• _GOAL_
Every line from the start of the entries up to and including the one bearing "y_ticks = [-15, -10, -5, 0, 5, 10, 15]" must be printed verbatim, without the pictures.

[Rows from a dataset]
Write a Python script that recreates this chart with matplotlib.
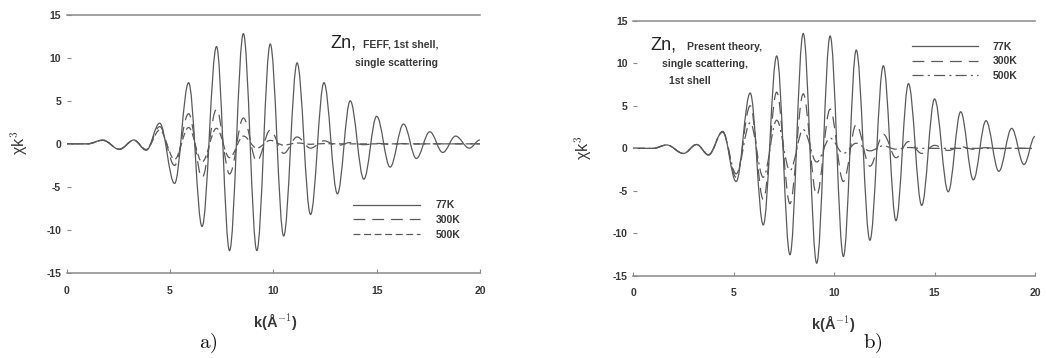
import matplotlib
matplotlib.use("Agg")
import matplotlib.pyplot as plt
from matplotlib.path import Path
from matplotlib.patches import PathPatch
from matplotlib.lines import Line2D

plt.rcParams["font.family"] = ["Liberation Sans", "DejaVu Sans"]
plt.rcParams["mathtext.fontset"] = "cm"
plt.rcParams["lines.scale_dashes"] = False
plt.rcParams["axes.unicode_minus"] = False

# ---- data: extrema of chi(k)*k^3 (k in 1/Angstrom) ----
# a) FEFF, 1st shell, single scattering
k_a = [0, 1.0, 1.75, 2.55, 3.25, 3.85, 4.5, 5.22, 5.9, 6.55, 7.25, 7.88, 8.55,
       9.2, 9.85, 10.5, 11.15, 11.8, 12.45, 13.1, 13.72, 14.38, 15.0, 15.65,
       16.3, 16.92, 17.57, 18.2, 18.82, 19.48, 20.0]
chi_a_77 = [0, 0, 0.45, -0.65, 0.45, -0.75, 2.4, -4.6, 7.1, -9.6, 11.3, -12.4,
            12.8, -12.4, 11.6, -10.7, 9.4, -8.2, 7.1, -5.8, 5.0, -4.1, 3.2,
            -2.7, 2.3, -1.7, 1.4, -1.0, 0.9, -0.5, 0.45]
chi_a_300 = [0, 0, 0.4, -0.6, 0.4, -0.7, 2.0, -2.5, 3.5, -3.9, 4.0, -3.5, 3.0,
             -2.0, 1.6, -1.1, 0.8, -0.5, 0.35, -0.2, 0.15, -0.1, 0.05, -0.05,
             0.03, -0.02, 0.01, 0, 0, 0, 0]
chi_a_500 = [0, 0, 0.4, -0.6, 0.4, -0.65, 1.6, -1.8, 1.9, -2.1, 1.8, -1.6, 0.9,
             -0.5, 0.4, -0.15, 0.1, -0.05, 0.03, 0, 0, 0, 0, 0, 0, 0, 0, 0, 0,
             0, 0]

# b) present theory, single scattering, 1st shell
k_b = [0, 1.0, 1.66, 2.5, 3.15, 3.75, 4.45, 5.12, 5.82, 6.47, 7.14, 7.8, 8.46,
       9.13, 9.8, 10.46, 11.1, 11.78, 12.45, 13.08, 13.7, 14.36, 15.0, 15.68,
       16.3, 16.93, 17.56, 18.2, 18.84, 19.45, 20.0]
chi_b_77 = [0, 0, 0.4, -0.6, 0.45, -0.8, 2.0, -3.9, 6.5, -9.0, 10.85, -12.5,
            13.5, -13.5, 13.2, -12.7, 11.55, -10.8, 9.7, -8.5, 7.6, -6.7, 5.8,
            -5.1, 4.3, -3.7, 3.25, -2.7, 2.35, -1.9, 1.4]
chi_b_300 = [0, 0, 0.4, -0.6, 0.45, -0.75, 1.95, -3.4, 5.0, -6.0, 6.6, -6.5,
             6.4, -5.5, 4.6, -3.9, 2.8, -2.1, 1.65, -1.1, 0.8, -0.6, 0.35,
             -0.25, 0.2, -0.1, 0.08, -0.05, 0.03, 0, 0]
chi_b_500 = [0, 0, 0.4, -0.6, 0.45, -0.7, 1.9, -3.0, 3.0, -3.4, 3.3, -2.6, 2.2,
             -1.6, 1.2, -0.6, 0.6, -0.3, 0.3, -0.1, 0.1, 0, 0, 0, 0, 0, 0, 0,
             0, 0, 0]

temps = ["77K", "300K", "500K"]
x_ticks = [0, 5, 10, 15, 20]
y_ticks = [-15, -10, -5, 0, 5, 10, 15]

LINE = "#5a5a5a"
TEXT = "#383838"
SPINE = "#8a8a8a"

style_solid = "-"
style_long = (0, (8.5, 5.0))
style_short = (0, (5.0, 2.6))
style_dashdot = (0, (8.0, 3.0, 1.5, 3.0))


def smooth_path(ax, k, chi, ls, lw=0.9):
    """Join consecutive extrema with horizontal-tangent cubic Bezier arcs."""
    a = 1 - 2 / 3.141592653589793
    verts = [(k[0], chi[0])]
    codes = [Path.MOVETO]
    for i in range(len(k) - 1):
        dx = k[i + 1] - k[i]
        verts += [(k[i] + a * dx, chi[i]), (k[i + 1] - a * dx, chi[i + 1]),
                  (k[i + 1], chi[i + 1])]
        codes += [Path.CURVE4] * 3
    patch = PathPatch(Path(verts, codes), fill=False, edgecolor=LINE,
                      linewidth=lw, linestyle=ls, transform=ax.transData)
    ax.add_patch(patch)


fig = plt.figure(figsize=(10.46, 3.58), dpi=100)
W, H = 1046, 358


def add_axes(x0, x1, ytop, ybot):
    return fig.add_axes([x0 / W, 1 - ybot / H, (x1 - x0) / W, (ybot - ytop) / H])


def style_axes(ax):
    ax.set_xlim(0, 20)
    ax.set_ylim(-15, 15)
    ax.set_xticks(x_ticks)
    ax.set_yticks(y_ticks)
    for s in ("left", "right"):
        ax.spines[s].set_visible(False)
    for s in ("top", "bottom"):
        ax.spines[s].set_color(SPINE)
        ax.spines[s].set_linewidth(1.1)
    ax.tick_params(axis="y", direction="in", length=3, width=0.8,
                   color=SPINE, pad=4, labelsize=7.5, labelcolor=TEXT)
    ax.tick_params(axis="x", direction="in", length=3, width=0.8,
                   color=SPINE, pad=9, labelsize=7.5, labelcolor=TEXT)
    for lab in ax.get_xticklabels() + ax.get_yticklabels():
        lab.set_fontweight("bold")
    ax.set_xlabel("k(Å$^{-1}$)", fontsize=10.5, color=TEXT, va="top",
                  fontweight="bold")
    ax.set_ylabel("χk$^3$", fontsize=11.5, color=TEXT)


small = dict(fontsize=7.5, color=TEXT, va="baseline", ha="left",
             fontweight="bold")
big = dict(fontsize=13, color="#222222", va="baseline", ha="left")

# ---- panel a ----
axa = add_axes(66.7, 480, 14.7, 273)
style_axes(axa)
for chi, ls in zip([chi_a_77, chi_a_300, chi_a_500],
                   [style_solid, style_long, style_short]):
    smooth_path(axa, k_a, chi, ls)
axa.xaxis.set_label_coords(0.504, -0.147)
axa.yaxis.set_label_coords(-0.089, 0.503)
handles_a = [Line2D([], [], color=LINE, lw=0.9, ls=ls)
             for ls in [style_solid, style_long, style_short]]
leg = axa.legend(handles_a, temps, loc="upper left",
                 bbox_to_anchor=(0.693, 0.281), frameon=False, fontsize=7.5,
                 handlelength=6.4, handletextpad=1.5, labelspacing=0.45,
                 borderpad=0, borderaxespad=0, labelcolor=TEXT)
for t in leg.get_texts():
    t.set_fontweight("bold")

fig.text(330 / W, 1 - 47.5 / H, "Zn,", **big)
fig.text(363 / W, 1 - 47.5 / H, "FEFF, 1st shell,", **small)
fig.text(355 / W, 1 - 65.5 / H, "single scattering", **small)

# ---- panel b ----
axb = add_axes(633.3, 1035, 20.7, 276)
style_axes(axb)
for chi, ls in zip([chi_b_77, chi_b_300, chi_b_500],
                   [style_solid, style_long, style_dashdot]):
    smooth_path(axb, k_b, chi, ls)
axb.xaxis.set_label_coords(0.497, -0.145)
axb.yaxis.set_label_coords(-0.098, 0.501)
handles_b = [Line2D([], [], color=LINE, lw=0.9, ls=ls)
             for ls in [style_solid, style_long, style_dashdot]]
leg = axb.legend(handles_b, temps, loc="upper left",
                 bbox_to_anchor=(0.694, 0.918), frameon=False, fontsize=7.5,
                 handlelength=6.3, handletextpad=1.4, labelspacing=0.45,
                 borderpad=0, borderaxespad=0, labelcolor=TEXT)
for t in leg.get_texts():
    t.set_fontweight("bold")

fig.text(650 / W, 1 - 49.5 / H, "Zn,", **big)
fig.text(687 / W, 1 - 49.5 / H, "Present theory,", **small)
fig.text(661.7 / W, 1 - 67 / H, "single scattering,", **small)
fig.text(669 / W, 1 - 84 / H, "1st shell", **small)

# ---- sub-figure tags ----
fig.text(208 / W, 1 - 343 / H, r"$\mathrm{a)}$", fontsize=15, color="#111111",
         ha="center", va="center")
fig.text(873 / W, 1 - 343 / H, r"$\mathrm{b)}$", fontsize=15, color="#111111",
         ha="center", va="center")

fig.savefig("out.png", dpi=100, facecolor="white")
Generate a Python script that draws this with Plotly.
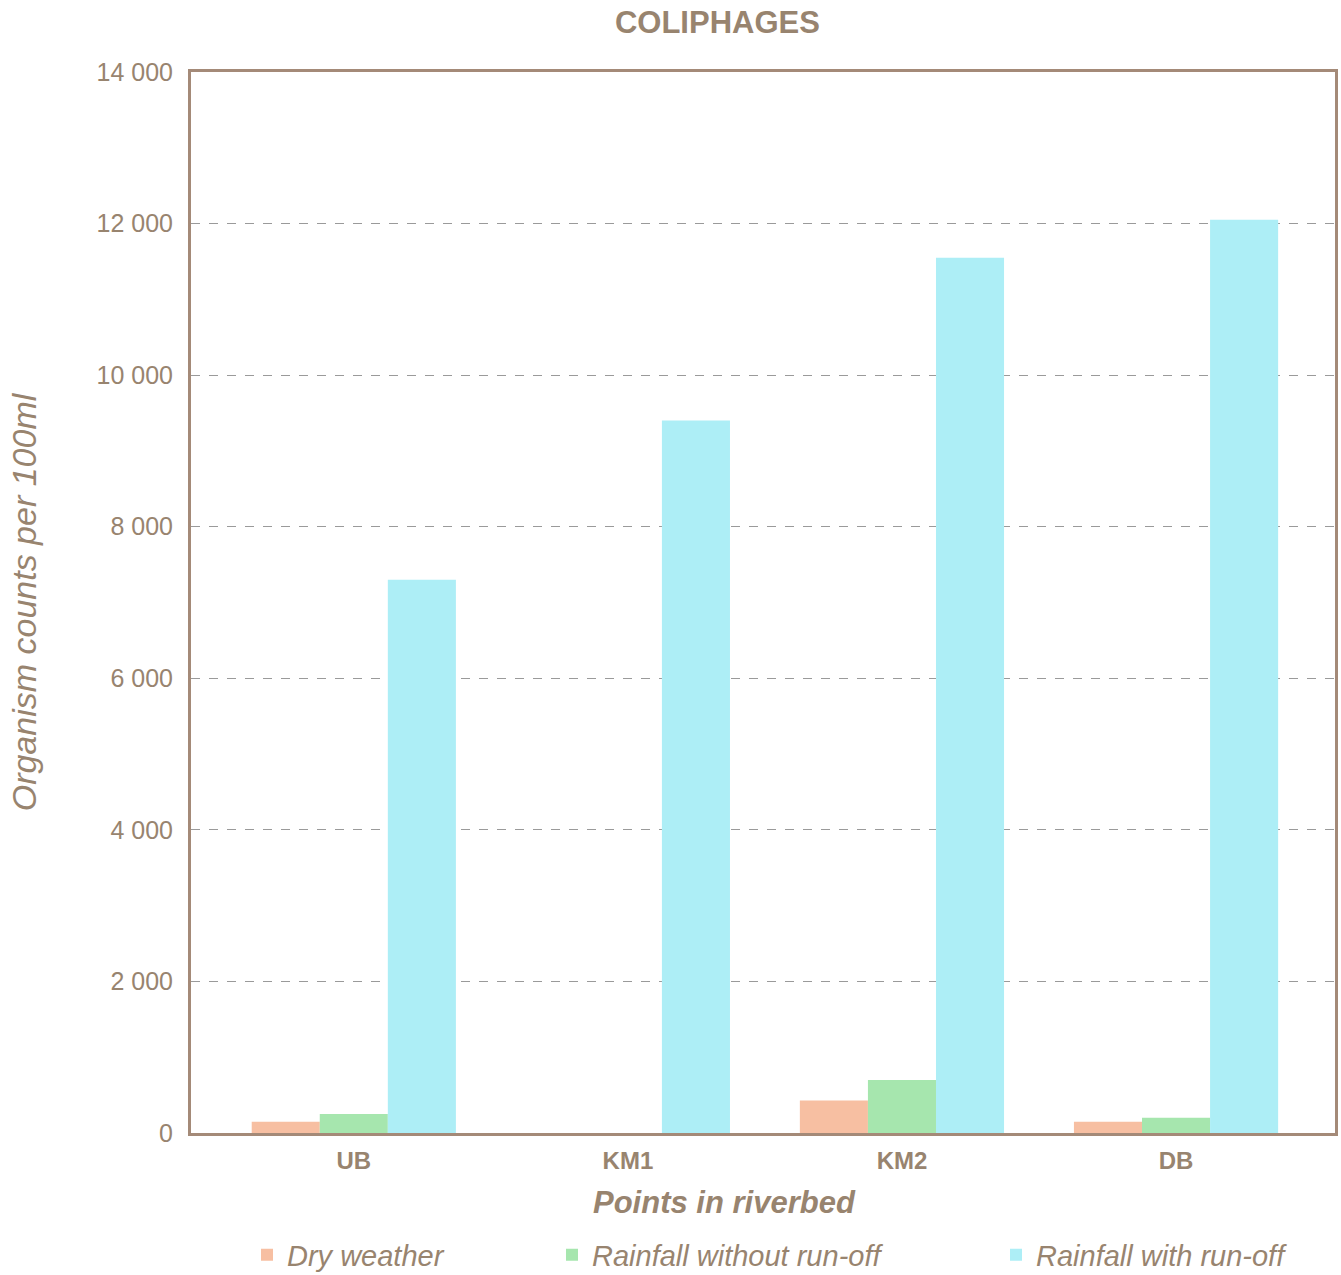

• _TASK ANSWER_
Write a Python script that recreates this chart with matplotlib.
import matplotlib
matplotlib.use("Agg")
import matplotlib.pyplot as plt
from matplotlib.path import Path
from matplotlib.patches import PathPatch
from matplotlib.lines import Line2D

plt.rcParams["font.family"] = ["Liberation Sans", "DejaVu Sans"]
plt.rcParams["mathtext.fontset"] = "cm"
plt.rcParams["lines.scale_dashes"] = False
plt.rcParams["axes.unicode_minus"] = False

# ---- data: extrema of chi(k)*k^3 (k in 1/Angstrom) ----
# a) FEFF, 1st shell, single scattering
k_a = [0, 1.0, 1.75, 2.55, 3.25, 3.85, 4.5, 5.22, 5.9, 6.55, 7.25, 7.88, 8.55,
       9.2, 9.85, 10.5, 11.15, 11.8, 12.45, 13.1, 13.72, 14.38, 15.0, 15.65,
       16.3, 16.92, 17.57, 18.2, 18.82, 19.48, 20.0]
chi_a_77 = [0, 0, 0.45, -0.65, 0.45, -0.75, 2.4, -4.6, 7.1, -9.6, 11.3, -12.4,
            12.8, -12.4, 11.6, -10.7, 9.4, -8.2, 7.1, -5.8, 5.0, -4.1, 3.2,
            -2.7, 2.3, -1.7, 1.4, -1.0, 0.9, -0.5, 0.45]
chi_a_300 = [0, 0, 0.4, -0.6, 0.4, -0.7, 2.0, -2.5, 3.5, -3.9, 4.0, -3.5, 3.0,
             -2.0, 1.6, -1.1, 0.8, -0.5, 0.35, -0.2, 0.15, -0.1, 0.05, -0.05,
             0.03, -0.02, 0.01, 0, 0, 0, 0]
chi_a_500 = [0, 0, 0.4, -0.6, 0.4, -0.65, 1.6, -1.8, 1.9, -2.1, 1.8, -1.6, 0.9,
             -0.5, 0.4, -0.15, 0.1, -0.05, 0.03, 0, 0, 0, 0, 0, 0, 0, 0, 0, 0,
             0, 0]

# b) present theory, single scattering, 1st shell
k_b = [0, 1.0, 1.66, 2.5, 3.15, 3.75, 4.45, 5.12, 5.82, 6.47, 7.14, 7.8, 8.46,
       9.13, 9.8, 10.46, 11.1, 11.78, 12.45, 13.08, 13.7, 14.36, 15.0, 15.68,
       16.3, 16.93, 17.56, 18.2, 18.84, 19.45, 20.0]
chi_b_77 = [0, 0, 0.4, -0.6, 0.45, -0.8, 2.0, -3.9, 6.5, -9.0, 10.85, -12.5,
            13.5, -13.5, 13.2, -12.7, 11.55, -10.8, 9.7, -8.5, 7.6, -6.7, 5.8,
            -5.1, 4.3, -3.7, 3.25, -2.7, 2.35, -1.9, 1.4]
chi_b_300 = [0, 0, 0.4, -0.6, 0.45, -0.75, 1.95, -3.4, 5.0, -6.0, 6.6, -6.5,
             6.4, -5.5, 4.6, -3.9, 2.8, -2.1, 1.65, -1.1, 0.8, -0.6, 0.35,
             -0.25, 0.2, -0.1, 0.08, -0.05, 0.03, 0, 0]
chi_b_500 = [0, 0, 0.4, -0.6, 0.45, -0.7, 1.9, -3.0, 3.0, -3.4, 3.3, -2.6, 2.2,
             -1.6, 1.2, -0.6, 0.6, -0.3, 0.3, -0.1, 0.1, 0, 0, 0, 0, 0, 0, 0,
             0, 0, 0]

temps = ["77K", "300K", "500K"]
x_ticks = [0, 5, 10, 15, 20]
y_ticks = [-15, -10, -5, 0, 5, 10, 15]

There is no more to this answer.